Der mexikanische Staat muss Gewalt gegen Frauen verhindern und die Straflosigkeit beenden.
Pressemitteilung zum Internationalen Tag zur Beseitigung von Gewalt gegen Frauen am 25. November
Stuttgart, Berlin, 24. November 2020
Die Wut wird größer. Auf der Straße fordert die feministische Bewegung in Mexiko von der Regierung, entschieden gegen Feminizide (Frauenmorde) vorzugehen. Mitte November schoss die Polizei in dem karibischen Tourismuszentrum Cancún mit scharfer Munition auf Frauen, die gegen die Entführung und Ermordung der 20-jährigen Bianca Lorenzana protestierten. Seit September halten Mütter von ermordeten und verschwundenen Frauen sowie feministische Aktivistinnen das Gebäude der Nationalen Menschenrechtskommission (CNDH) in Mexiko-Stadt besetzt. Zum Internationalen Frauentag am 8. März dieses Jahres waren Millionen Frauen in den Streik getreten.
Noch immer unternimmt der Staat viel zu wenig, um die Gewalt gegen Frauen und Mädchen zu bekämpfen. Im Schnitt werden täglich elf Frauen ermordet. Die Zahl getöteter oder verschwunden gelassener Frauen steigt seit den 1990er Jahren rapide an. Allein 2019 waren 1.227 der insgesamt über 5.000 verschwundenen Personen Frauen. Seit Beginn der Coronakrise haben sowohl die Anzahl der Morde als auch die häusliche Gewalt weiter zugenommen. „Neben der COVID-Pandemie besteht die große Pandemie der Gewalt gegen Frauen fort, wird aber unsichtbar gemacht“, betont Yésica Sánchez von der Menschenrechtsorganisation Consorcio Oaxaca. „Die Regierung hat 2020 praktisch keine Maßnahmen ergriffen, um die vielen Frauenmorde zu stoppen.“
Strafrechtliche Untersuchungen werden häufig gar nicht erst eingeleitet.

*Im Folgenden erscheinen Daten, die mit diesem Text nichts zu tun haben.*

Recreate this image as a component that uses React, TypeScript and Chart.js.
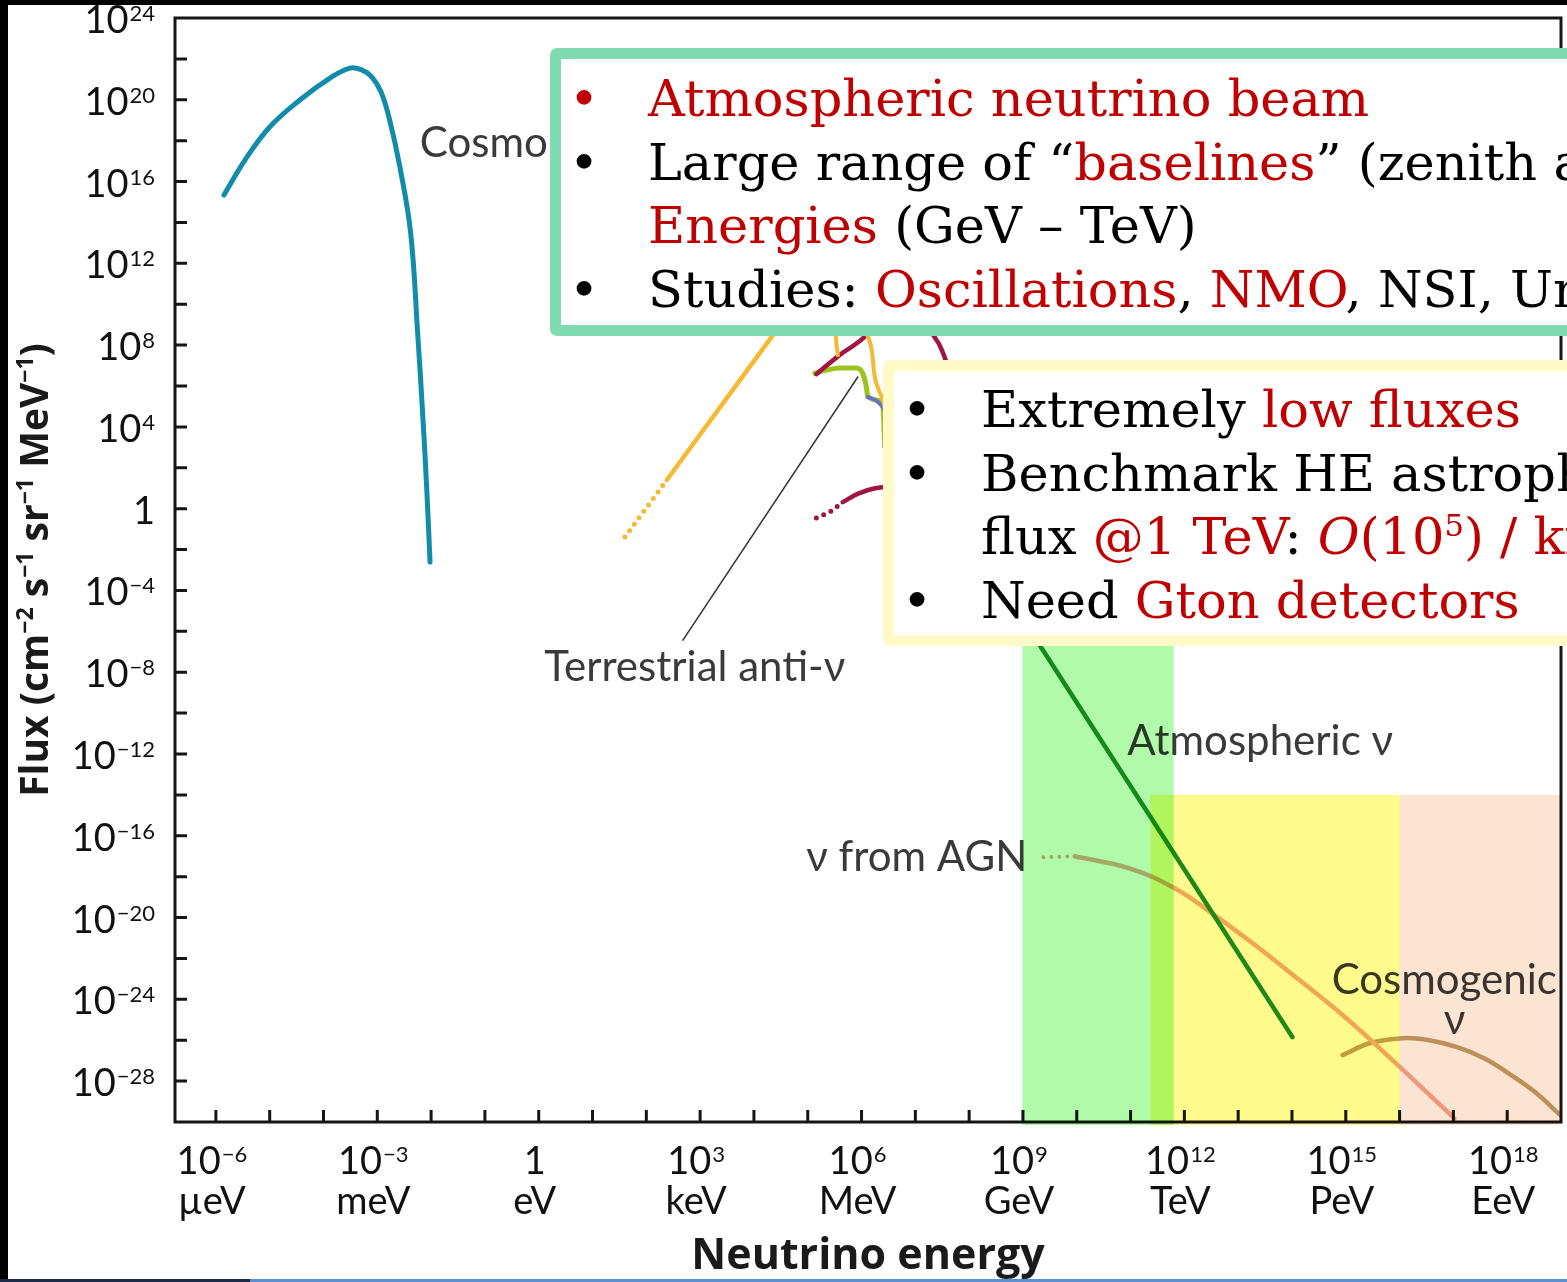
import React, { useEffect, useRef } from "react";
import { Chart, registerables } from "chart.js";

Chart.register(...registerables);

// All series values are log10(energy / eV) and log10(flux)
const cosmoLogE = [-5.85, -5.46, -5.0, -4.44, -3.88, -3.51, -3.29, -3.1, -2.93, -2.77, -2.58, -2.38, -2.25, -2.15, -2.08, -2.02];
const cosmoLogF = [15.34, 17.05, 18.67, 19.99, 21.06, 21.55, 21.46, 21.11, 20.38, 19.01, 16.71, 13.48, 8.59, 4.33, 0.91, -2.61];

const solarDotLogE = [1.6, 1.99, 2.38];
const solarDotLogF = [-1.39, 0.0, 1.4];
const solarRiseLogE = [2.38, 4.38, 4.85];
const solarRiseLogF = [1.4, 8.59, 10.2];
const solarLineLogE = [5.5, 5.52, 5.56];
const solarLineLogF = [10.5, 8.6, 7.5];
const solarBoronLogE = [6.0, 6.09, 6.19, 6.24, 6.32, 6.41, 6.47, 6.56];
const solarBoronLogF = [9.22, 8.59, 7.76, 6.53, 5.8, 5.21, 4.33, 2.38];

const supernovaLogE = [5.16, 5.59, 6.09, 6.71, 7.17, 7.32, 7.45, 7.58, 7.73];
const supernovaLogF = [6.58, 7.51, 8.49, 10.69, 10.2, 8.59, 8.0, 7.12, 5.31];

const terrestrialLogE = [5.13, 5.35, 5.59, 5.91, 6.02, 6.09, 6.11, 6.28, 6.39, 6.41, 6.43];
const terrestrialLogF = [6.63, 6.78, 6.88, 6.88, 6.63, 5.95, 5.56, 5.31, 5.16, 4.48, 3.01];

const reactorLogE = [6.11, 6.26, 6.41, 6.61];
const reactorLogF = [5.46, 5.31, 4.92, 3.84];

const oldSnDotLogE = [5.16, 5.41, 5.65];
const oldSnDotLogF = [-0.46, -0.17, 0.32];
const oldSnLogE = [5.65, 5.96, 6.39, 7.08];
const oldSnLogF = [0.32, 0.76, 1.05, 0.91];

const leaderLogE = [5.93, 2.68];
const leaderLogF = [6.44, -6.43];

const atmosLogE = [8.77, 11.35, 14.01];
const atmosLogF = [-4.47, -15.0, -25.85];

const agnDotLogE = [9.38, 9.96];
const agnDotLogF = [-17.05, -17.0];
const agnLogE = [9.96, 10.98, 11.82, 12.56, 13.39, 14.14, 14.88, 15.53, 16.27, 17.02];
const agnLogF = [-17.0, -17.59, -18.57, -19.88, -21.5, -23.06, -24.63, -26.15, -27.96, -29.82];

const cosmogenicLogE = [14.94, 15.44, 16.05, 16.55, 17.07, 17.57, 18.02, 18.5, 18.99];
const cosmogenicLogF = [-26.73, -26.15, -25.9, -26.0, -26.34, -26.88, -27.61, -28.5, -29.67];

// Shaded energy bands: [from, to] in log10(E), top in log10(flux)
const greenBandLogE = [8.99, 11.8];
const greenBandTop = -6;
const yellowBandLogE = [11.37, 16.0];
const yellowBandTop = -14;
const peachBandLogE = [16.0, 19.0];
const peachBandTop = -14;

// Axes
const xMinExp = -6.76;
const xMaxExp = 19;
const yMinExp = -30;
const yMaxExp = 24;
const xLabelExps = [-6, -3, 0, 3, 6, 9, 12, 15, 18];
const xLabelUnits = ["µeV", "meV", "eV", "keV", "MeV", "GeV", "TeV", "PeV", "EeV"];
const xTickExps = [-6, -5, -4, -3, -2, -1, 0, 1, 2, 3, 4, 5, 6, 7, 8, 9, 10, 11, 12, 13, 14, 15, 16, 17, 18];
const yLabelExps = [-28, -24, -20, -16, -12, -8, -4, 0, 4, 8, 12, 16, 20, 24];
const yTickExps = [-28, -26, -24, -22, -20, -18, -16, -14, -12, -10, -8, -6, -4, -2, 0, 2, 4, 6, 8, 10, 12, 14, 16, 18, 20, 22];

const xTitle = "Neutrino energy";
// y title as [text, isSuperscript]
const yTitleParts: [string, boolean][] = [
  ["Flux (cm", false], ["−2", true], [" s", false], ["−1", true], [" sr", false], ["−1", true], [" MeV", false], ["−1", true], [")", false],
];

// Curve labels
const curveLabels = [
  { text: "Cosmological ν", logE: -2.21, logF: 17.88, align: "left" },
  { text: "Terrestrial anti-ν", logE: 2.9, logF: -7.75, align: "center" },
  { text: "Atmospheric ν", logE: 10.94, logF: -11.37, align: "left" },
  { text: "ν from AGN", logE: 9.08, logF: -17.05, align: "right" },
  { text: "Cosmogenic", logE: 16.83, logF: -23.07, align: "center" },
  { text: "ν", logE: 17.02, logF: -25.02, align: "center" },
];

const L = (v: number) => Math.pow(10, v);
const pts = (xs: number[], ys: number[]) => xs.map((x, i) => ({ x: L(x), y: L(ys[i]) }));

const SANS = "Lato, 'Open Sans', sans-serif";
const TITLE = "'Open Sans', Lato, sans-serif";
const RED = "#c00000";

// draw "10^e" with a real raised exponent
function drawPow(ctx: CanvasRenderingContext2D, e: number, x: number, baseline: number, align: "right" | "center") {
  const base = e === 0 ? "1" : "10";
  const ex = e === 0 ? "" : String(e).replace("-", "−");
  ctx.font = `38px ${SANS}`;
  const wb = ctx.measureText(base).width;
  ctx.font = `22px ${SANS}`;
  const we = ex ? ctx.measureText(ex).width + 1 : 0;
  const total = wb + we;
  const x0 = align === "right" ? x - total : x - total / 2;
  ctx.textAlign = "left";
  ctx.textBaseline = "alphabetic";
  ctx.font = `38px ${SANS}`;
  ctx.fillText(base, x0, baseline);
  if (ex) {
    ctx.font = `22px ${SANS}`;
    ctx.fillText(ex, x0 + wb + 1, baseline - 12);
  }
}

const decorPlugin = {
  id: "decor",
  beforeDraw(chart: any) {
    const { ctx, width, height } = chart;
    ctx.save();
    ctx.fillStyle = "#ffffff";
    ctx.fillRect(0, 0, width, height);
    ctx.fillStyle = "#000000";
    ctx.fillRect(0, 0, width, 5);
    ctx.fillRect(0, 0, 8, height - 3);
    ctx.fillStyle = "#5b8fd0";
    ctx.fillRect(0, height - 3, width, 3);
    ctx.fillStyle = "#1c2a48";
    ctx.fillRect(0, height - 3, 250, 3);
    ctx.restore();
  },
  afterDatasetsDraw(chart: any) {
    const { ctx, chartArea: a, scales } = chart;
    const xs = scales.x;
    const ys = scales.y;
    ctx.save();
    // curve labels
    ctx.font = `42px ${SANS}`;
    ctx.fillStyle = "#3a3a3a";
    ctx.textBaseline = "middle";
    for (const l of curveLabels) {
      ctx.textAlign = l.align as CanvasTextAlign;
      ctx.fillText(l.text, xs.getPixelForValue(L(l.logE)), ys.getPixelForValue(L(l.logF)));
    }
    // frame
    ctx.strokeStyle = "#151515";
    ctx.lineWidth = 3;
    ctx.strokeRect(a.left, a.top, a.right - a.left, a.bottom - a.top);
    // inward ticks
    ctx.beginPath();
    for (const e of xTickExps) {
      const px = xs.getPixelForValue(L(e));
      ctx.moveTo(px, a.bottom);
      ctx.lineTo(px, a.bottom - 12);
    }
    for (const e of yTickExps) {
      const py = ys.getPixelForValue(L(e));
      ctx.moveTo(a.left, py);
      ctx.lineTo(a.left + 12, py);
    }
    ctx.stroke();

    // tick labels (from the scales' own ticks)
    ctx.fillStyle = "#111111";
    for (const t of ys.ticks) {
      const e = Math.round(Math.log10(t.value));
      if (yLabelExps.indexOf(e) < 0) continue;
      drawPow(ctx, e, a.left - 20, ys.getPixelForValue(t.value) + 15, "right");
    }
    for (const t of xs.ticks) {
      const e = Math.round(Math.log10(t.value));
      const i = xLabelExps.indexOf(e);
      if (i < 0) continue;
      const px = xs.getPixelForValue(t.value) - 4;
      drawPow(ctx, e, px, a.bottom + 52, "center");
      ctx.font = `38px ${SANS}`;
      ctx.textAlign = "center";
      ctx.fillText(xLabelUnits[i], px, a.bottom + 92);
    }
    // axis titles
    ctx.fillStyle = "#1a1a1a";
    ctx.font = `bold 43px ${TITLE}`;
    ctx.textAlign = "center";
    ctx.textBaseline = "alphabetic";
    ctx.fillText(xTitle, (a.left + a.right) / 2, a.bottom + 147);

    const big = `bold 39px ${TITLE}`;
    const small = `bold 23px ${TITLE}`;
    let total = 0;
    for (const [s, isSup] of yTitleParts) {
      ctx.font = isSup ? small : big;
      total += ctx.measureText(s).width;
    }
    ctx.save();
    ctx.translate(48, (a.top + a.bottom) / 2);
    ctx.rotate(-Math.PI / 2);
    let cx = -total / 2;
    ctx.textAlign = "left";
    for (const [s, isSup] of yTitleParts) {
      ctx.font = isSup ? small : big;
      ctx.fillText(s, cx, isSup ? -15 : 0);
      cx += ctx.measureText(s).width;
    }
    ctx.restore();

    // shaded bands (multiply)
    ctx.globalCompositeOperation = "multiply";
    const band = (r: number[], top: number, color: string) => {
      const x0 = xs.getPixelForValue(L(r[0]));
      const x1 = xs.getPixelForValue(L(r[1]));
      const y0 = ys.getPixelForValue(L(top));
      ctx.fillStyle = color;
      ctx.fillRect(x0, y0, x1 - x0, a.bottom + 3 - y0);
    };
    band(greenBandLogE, greenBandTop, "rgb(176,250,170)");
    band(yellowBandLogE, yellowBandTop, "rgb(255,250,140)");
    band(peachBandLogE, peachBandTop, "rgb(252,228,210)");
    ctx.restore();
  },
};

function line(data: any[], color: string, width: number, opts: any = {}) {
  return {
    data,
    borderColor: color,
    borderWidth: width,
    pointRadius: 0,
    fill: false,
    tension: 0.4,
    borderCapStyle: "round",
    borderJoinStyle: "round",
    ...opts,
  };
}

const dotted = { borderDash: [0, 8], tension: 0 };
const straight = { tension: 0 };
const mono = { cubicInterpolationMode: "monotone" };

function FluxChart() {
  const ref = useRef<HTMLCanvasElement | null>(null);
  useEffect(() => {
    if (!ref.current) return;
    const TEAL = "#138cab";
    const ORANGE = "#f6b933";
    const MAROON = "#a01446";
    const chart = new Chart(ref.current, {
      type: "line",
      data: {
        datasets: [
          line(pts(leaderLogE, leaderLogF), "#333333", 1.5, straight),
          line(pts(cosmoLogE, cosmoLogF), TEAL, 5),
          line(pts(solarDotLogE, solarDotLogF), ORANGE, 5, dotted),
          line(pts(solarRiseLogE, solarRiseLogF), ORANGE, 4.5, straight),
          line(pts(solarLineLogE, solarLineLogF), ORANGE, 4, mono),
          line(pts(solarBoronLogE, solarBoronLogF), ORANGE, 4, mono),
          line(pts(supernovaLogE, supernovaLogF), MAROON, 4.5),
          line(pts(reactorLogE, reactorLogF), "#6a73c0", 4, mono),
          line(pts(terrestrialLogE, terrestrialLogF), "#9dc41e", 5, mono),
          line(pts(oldSnDotLogE, oldSnDotLogF), MAROON, 5, dotted),
          line(pts(oldSnLogE, oldSnLogF), MAROON, 4.5),
          line(pts(atmosLogE, atmosLogF), "#1e8c28", 4.5, straight),
          line(pts(agnDotLogE, agnDotLogF), "#f0aa96", 4, dotted),
          line(pts(agnLogE, agnLogF), "#f0aa96", 4.5),
          line(pts(cosmogenicLogE, cosmogenicLogF), "#c0a06e", 4.5),
        ] as any,
      },
      options: {
        animation: false,
        responsive: false,
        events: [],
        layout: { padding: { top: 18, right: 6, left: 0, bottom: 0 } },
        plugins: { legend: { display: false }, tooltip: { enabled: false } },
        scales: {
          x: {
            type: "logarithmic",
            min: L(xMinExp),
            max: L(xMaxExp),
            grid: { display: false, drawTicks: false, tickLength: 0 },
            border: { display: false },
            afterBuildTicks: (s: any) => {
              s.ticks = xLabelExps.map((e) => ({ value: L(e) }));
            },
            afterFit: (s: any) => {
              s.height = 160;
              s.paddingLeft = 0;
              s.paddingRight = 0;
            },
            ticks: { display: false, autoSkip: false },
            title: { display: false, text: xTitle },
          },
          y: {
            type: "logarithmic",
            min: L(yMinExp),
            max: L(yMaxExp),
            grid: { display: false, drawTicks: false, tickLength: 0 },
            border: { display: false },
            afterBuildTicks: (s: any) => {
              s.ticks = yLabelExps.map((e) => ({ value: L(e) }));
            },
            afterFit: (s: any) => {
              s.width = 175;
              s.paddingTop = 0;
              s.paddingBottom = 0;
            },
            ticks: { display: false, autoSkip: false },
            title: { display: false, text: "Flux (cm⁻² s⁻¹ sr⁻¹ MeV⁻¹)" },
          },
        },
      } as any,
      plugins: [decorPlugin as any],
    });
    return () => chart.destroy();
  }, []);
  return <canvas ref={ref} width={1567} height={1282} style={{ position: "absolute", left: 0, top: 0, width: 1567, height: 1282 }} />;
}

const R = ({ children }: { children: React.ReactNode }) => <span style={{ color: RED }}>{children}</span>;

const lineStyle: React.CSSProperties = { position: "relative", paddingLeft: 87, height: 63.5 };
const Bullet = ({ red }: { red?: boolean }) => (
  <span style={{ position: "absolute", left: 8, top: 0, color: red ? RED : "#000" }}>•</span>
);

function Box({ left, top, height, color, padTop, children }: any) {
  return (
    <div
      style={{
        position: "absolute",
        left,
        top,
        width: 1300,
        height,
        boxSizing: "border-box",
        border: `11px solid ${color}`,
        borderRadius: 7,
        background: "#ffffff",
        fontFamily: "'DejaVu Serif', serif",
        fontSize: 51,
        lineHeight: "63.5px",
        color: "#000",
        whiteSpace: "nowrap",
        paddingTop: padTop,
      }}
    >
      {children}
    </div>
  );
}

export default function App() {
  useEffect(() => {
    document.body.style.margin = "0";
    document.body.style.overflow = "hidden";
  }, []);
  return (
    <div style={{ position: "absolute", left: 0, top: 0, width: 1567, height: 1282, overflow: "hidden", background: "#fff" }}>
      <FluxChart />
      <Box left={550} top={48} height={288} color="#80dcb0" padTop={8}>
        <div style={lineStyle}>
          <Bullet red />
          <R>Atmospheric neutrino beam</R>
        </div>
        <div style={lineStyle}>
          <Bullet />
          Large range of “<R>baselines</R>” (zenith angle) and
        </div>
        <div style={lineStyle}>
          <R>Energies</R> (GeV – TeV)
        </div>
        <div style={lineStyle}>
          <Bullet />
          Studies: <R>Oscillations</R>, <R>NMO</R>, NSI, Unitarity
        </div>
      </Box>
      <Box left={883} top={360} height={286} color="#fffac8" padTop={7}>
        <div style={lineStyle}>
          <Bullet />
          Extremely <R>low fluxes</R>
        </div>
        <div style={lineStyle}>
          <Bullet />
          Benchmark HE astrophysical
        </div>
        <div style={lineStyle}>
          flux <R>@1 TeV</R>:{" "}
          <R>
            <i>O</i>(10
            <span style={{ fontSize: "0.6em", position: "relative", top: "-0.6em", lineHeight: 1 }}>5</span>) / km²/yr
          </R>
        </div>
        <div style={lineStyle}>
          <Bullet />
          Need <R>Gton detectors</R>
        </div>
      </Box>
    </div>
  );
}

Und wenn doch, kommt es nur selten zu einer Verurteilung. Die Täter stammen oft aus dem häuslichen Umfeld der Frauen selbst. Die Ermittlungen und die Strafverfolgung sind auch deswegen nicht erfolgreich, weil es an der Koordination zwischen den Institutionen auf Bundesebene und in den einzelnen Bundesstaaten mangelt. Obwohl es seit 2012 einen Straftatbestand für Feminizide gibt, liegt die Straflosigkeit noch immer bei über 90 Prozent. „Die wenigen Täter vor Gericht werden häufig aufgrund unzureichender Untersuchungen freigesprochen“, kritisiert Sánchez. Zudem hätten die Behörden noch nicht verstanden, dass alle gewaltsamen Todesfälle von Frauen als Feminizide untersucht werden müssen. Die Regierung unter Andrés Manuel López Obrador habe das Land im Dezember 2018 in einer schwierigen Situation übernommen, tue jedoch zu wenig gegen die Gewalt. „Die Menschenrechte von Frauen müssen ganz nach oben auf die Agenda“, fordert Sánchez.
„Dem Staat kommt gegenüber bedrohten Frauen eine Schutzpflicht zu“, betont Maja Liebing, Referentin für die Region Amerikas bei Amnesty International in Deutschland. „Die mexikanische Regierung sollte umgehend konkrete Schritte einleiten, um Frauen besser zu schützen und die Straflosigkeit zu beenden. Wir wünschen uns auch von der deutschen Regierung, dass sie sich in den bilateralen Beziehungen zu Mexiko deutlich dafür einsetzt“.